La oración es el corazón de la vida de la Comunidad de Sant’Egidio, su primera “obra”. Cuando termina el día todas las Comunidades, tanto si son grandes como si son pequeñas, se reúnen alrededor del Señor para escuchar su Palabra y dirigirse a Él en su invocación. Los discípulos no pueden sino estar a los pies de Jesús, como María de Betania, para elegir la “mejor parte” (Lc 10,42) y aprender de Él sus mismos sentimientos (cfr. Flp 2,5).

Siempre que la Comunidad vuelve al Señor, hace suya la súplica del discípulo anónimo: “¡Señor, enséñanos a orar” (Lc 11,1). Y Jesús, maestro de oración, continúa contestando: “Cuando oréis, decid: Abbá, Padre”.

Cuando oramos, aunque lo hagamos dentro de nuestro corazón, nunca estamos aislados ni somos huérfanos, porque somos en todo momento miembros de la familia del Señor. En la oración común se ve claramente, además del misterio de la filiación, el de la fraternidad.

Las Comunidades de Sant'Egidio que hay por el mundo se reúnen en los distintos lugares que destinan a la oración y presentan al Señor las esperanzas y los dolores de los hombres y mujeres “vejados y abatidos” de los que habla el Evangelio (Mt 9,37). En aquella gente de entonces se incluyen los habitantes de las ciudades contemporáneas, los pobres que son marginados de la vida, todos aquellos que esperan que alguien les contrate (cfr. Mt 20).

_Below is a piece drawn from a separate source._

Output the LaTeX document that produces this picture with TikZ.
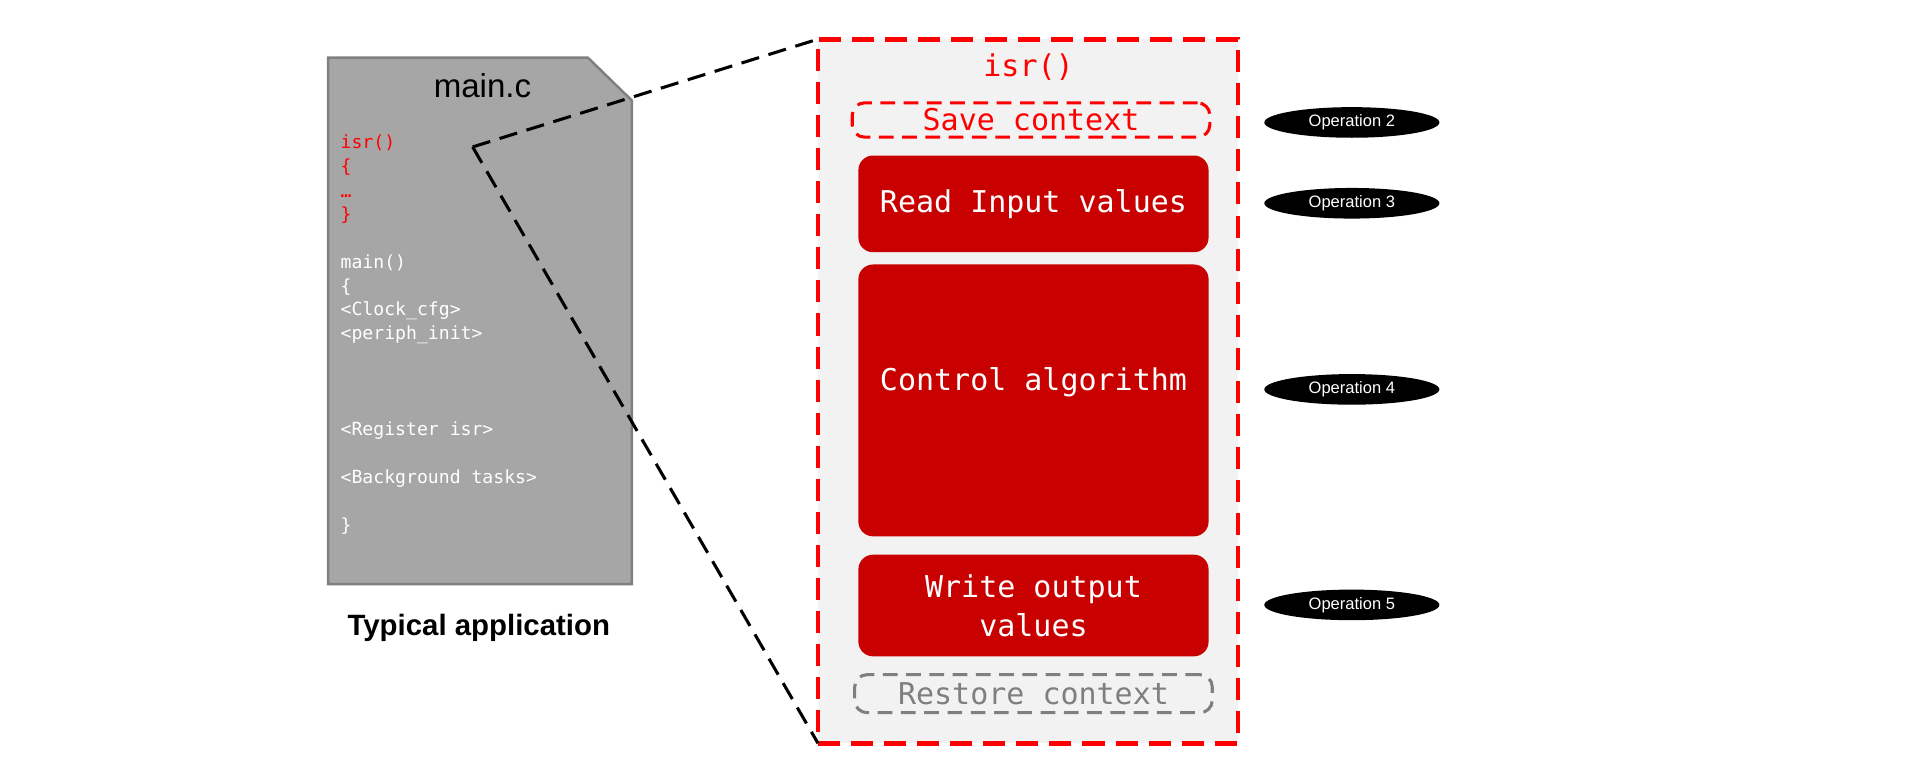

La oración común recoge el grito, la aspiración, el deseo de paz, de curación, de sentido de la vida y de salvación que hay en los hombres y las mujeres de este mundo. La oración nunca es vacía. Sube incesante al Señor para que el llanto se transforme en alegría, la desesperación en felicidad, la angustia en esperanza y la soledad en comunión. Y para que el Reino de Dios llegue pronto a los hombres.